The multi award-winning Our Migration Story represents the culmination of a decade of innovative interdisciplinary collaboration between Professors Claire Alexander, Joya Chatterji from Cambridge and The Runnymede Trust.

It has taken original research into schools to tell the untold stories of the generations of migrants who came to and shaped the British Isles, and to trace the complex threads of their journeys, arrivals, encounters and experiences that weave British history and identity across nearly 2,000 years.

The resulting website aims to inspire young people and teachers to engage with family and community history as a way of understanding the historical roots of contemporary multicultural Britain.

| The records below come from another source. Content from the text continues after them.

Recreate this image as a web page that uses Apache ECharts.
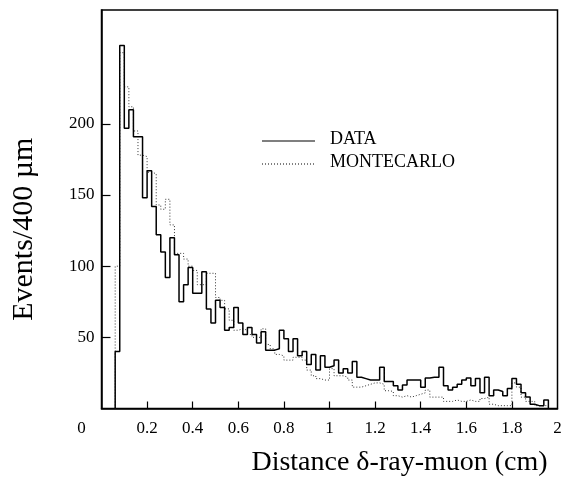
<!DOCTYPE html>
<html>
<head>
<meta charset="utf-8">
<script src="https://cdn.jsdelivr.net/npm/echarts@6/dist/echarts.min.js"></script>
<style>
html,body{margin:0;padding:0;background:#fff;}
#chart{width:565px;height:483px;}
</style>
</head>
<body>
<div id="chart"></div>
<script>
// Histogram bins: lower edge of first bin and bin width (cm)
const binStart = 0.06;
const binWidth = 0.02;
// DATA counts per bin (Events/400 µm)
const dataCounts = [40,255,197,210,191,191,148,167,142,122,110,92,120,108,75,87,99,81,81,96,70,60,76,71,55,57,71,60,52,57,52,46,54,41,41,42,55,49,40,49,37,40,31,38,27,37,29,30,34,25,28,25,33,22,21,20,20,20,29,19,19,16,13,16.5,20,20,20,15,21.5,22,22,29,16,13,15,17,20,21.5,16,21,11,22,9,13,12,9,14,21,17,11,8,3,2,2,6];
// MONTECARLO counts per bin
const mcCounts = [100,250,226,212,195,178,177,166,165,143,140,147,129,109,109,105,100,97,87,87,95,95,78,76,70,62,55,56,55,52,50,50,56,45,42,38,37,34,34,36,36,34,27,23,21,20,20,28,23,23,22,20,15,15,16,17,18,18,17,12.5,12,9,8,9,8,9,10,11,13,8,8,8,5,5,6,5,5,6,5,5,7,8,3,2,2,2,2,18,15,8,5,5,2,2,2];
// axis tick values
const xTickValues = [0.2,0.4,0.6,0.8,1,1.2,1.4,1.6,1.8];
const xLabelValues = [0,0.2,0.4,0.6,0.8,1,1.2,1.4,1.6,1.8,2];
const yTickValues = [50,100,150,200];

function stepData(counts){
  const pts = [[binStart, 0]];
  counts.forEach((c,i)=>{ pts.push([+(binStart + i*binWidth).toFixed(4), c]); });
  pts.push([+(binStart + counts.length*binWidth).toFixed(4), 0]);
  return pts;
}

const FONT = '"Liberation Serif","Times New Roman",serif';
const chart = echarts.init(document.getElementById('chart'), null, {renderer:'canvas'});
chart.setOption({
  animation:false,
  backgroundColor:'#fff',
  grid:{left:101.5,right:7.5,top:10,bottom:74.5,show:true,borderColor:'#000',borderWidth:1.5,backgroundColor:'transparent'},
  xAxis:{
    type:'value',min:0,max:2,interval:0.2,
    name:'Distance δ-ray-muon (cm)',nameLocation:'middle',nameGap:40,
    nameTextStyle:{fontFamily:FONT,fontSize:28,color:'#000',padding:[0,0,0,140]},
    axisLine:{show:true,onZero:false,lineStyle:{color:'#000',width:1.5}},
    axisTick:{show:true,inside:true,length:7,customValues:xTickValues,lineStyle:{color:'#000',width:1.2}},
    axisLabel:{show:true,margin:12,customValues:xLabelValues,fontFamily:FONT,fontSize:17,color:'#000',
      formatter:function(v){ return v===0 ? '{z|0}' : String(v); },
      rich:{z:{fontFamily:FONT,fontSize:17,color:'#000',padding:[0,40,0,0]}}},
    splitLine:{show:false}
  },
  yAxis:{
    type:'value',min:0,max:280,interval:50,
    name:'Events/400 µm',nameLocation:'middle',nameGap:62,nameRotate:90,
    nameTextStyle:{fontFamily:FONT,fontSize:30,color:'#000',padding:[0,40,0,0]},
    axisLine:{show:true,lineStyle:{color:'#000',width:1.5}},
    axisTick:{show:true,inside:true,length:9,customValues:yTickValues,lineStyle:{color:'#000',width:1.2}},
    axisLabel:{show:true,margin:7,customValues:yTickValues,fontFamily:FONT,fontSize:17,color:'#000'},
    splitLine:{show:false}
  },
  graphic:[
    {type:'line',shape:{x1:262,y1:141,x2:315,y2:141},style:{stroke:'#000',lineWidth:1.2}},
    {type:'text',left:330,top:130,style:{text:'DATA',fontFamily:FONT,fontSize:18,fill:'#000'}},
    {type:'line',shape:{x1:262,y1:164,x2:315,y2:164},style:{stroke:'#000',lineWidth:1,lineDash:[1,2]}},
    {type:'text',left:330,top:153,style:{text:'MONTECARLO',fontFamily:FONT,fontSize:18,fill:'#000'}}
  ],
  series:[
    {name:'MONTECARLO',type:'line',step:'end',data:stepData(mcCounts),symbol:'none',
     lineStyle:{color:'#333',width:1,type:[1,2]},z:2},
    {name:'DATA',type:'line',step:'end',data:stepData(dataCounts),symbol:'none',
     lineStyle:{color:'#000',width:1.5},z:3}
  ]
});
</script>
</body>
</html>
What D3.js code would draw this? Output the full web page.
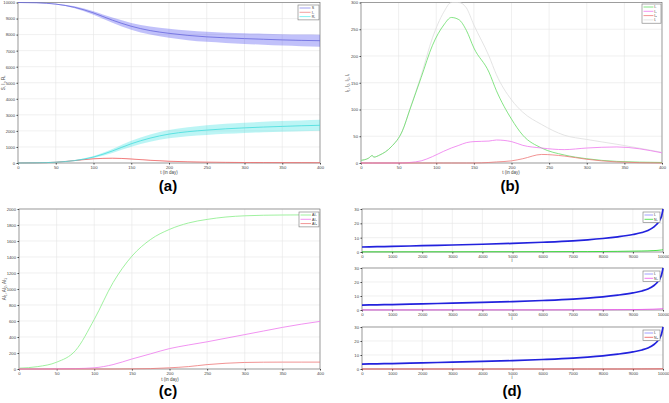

The team partnered with over 80 historians, national and local museums, and archives, schools and educationalists to create a resource to accompany new GCSE modules around ‘Migration to Britain’.

The website brings together original research and resources such as images, quotations, newspaper clippings, parliamentary reports, videos, poems and extracts from novels. It functions as an online textbook written by academic experts and as a knowledge hub through which further resources can be discovered, such as lesson plans and classroom activities for teachers.

“This project brought together, in a ground-breaking way, academic historians and schools with a site that enables rigorous study of an issue of crucial importance at a time crying out for understanding based on evidence.”
Martin Spafford, Schools history Project

Since its launch in 2016, the website has received over 140,000 visitors and has had significant national TV, radio and press interest. It has also been used by a wide range of national organisations, including third sector groups, museums and archives, teachers’ unions, teachers and historical associations.

Our Migration Story represents a unique collaboration to transform the curriculum and retell the story of Britain, an endeavour recognised in the 2019 Guardian University Awards (Research Impact).

Key stats 

  • 142,000 website hits (2016).
  • Over 112,000 users 53% (60,000) from the UK, and 47% (52,000) from across the world.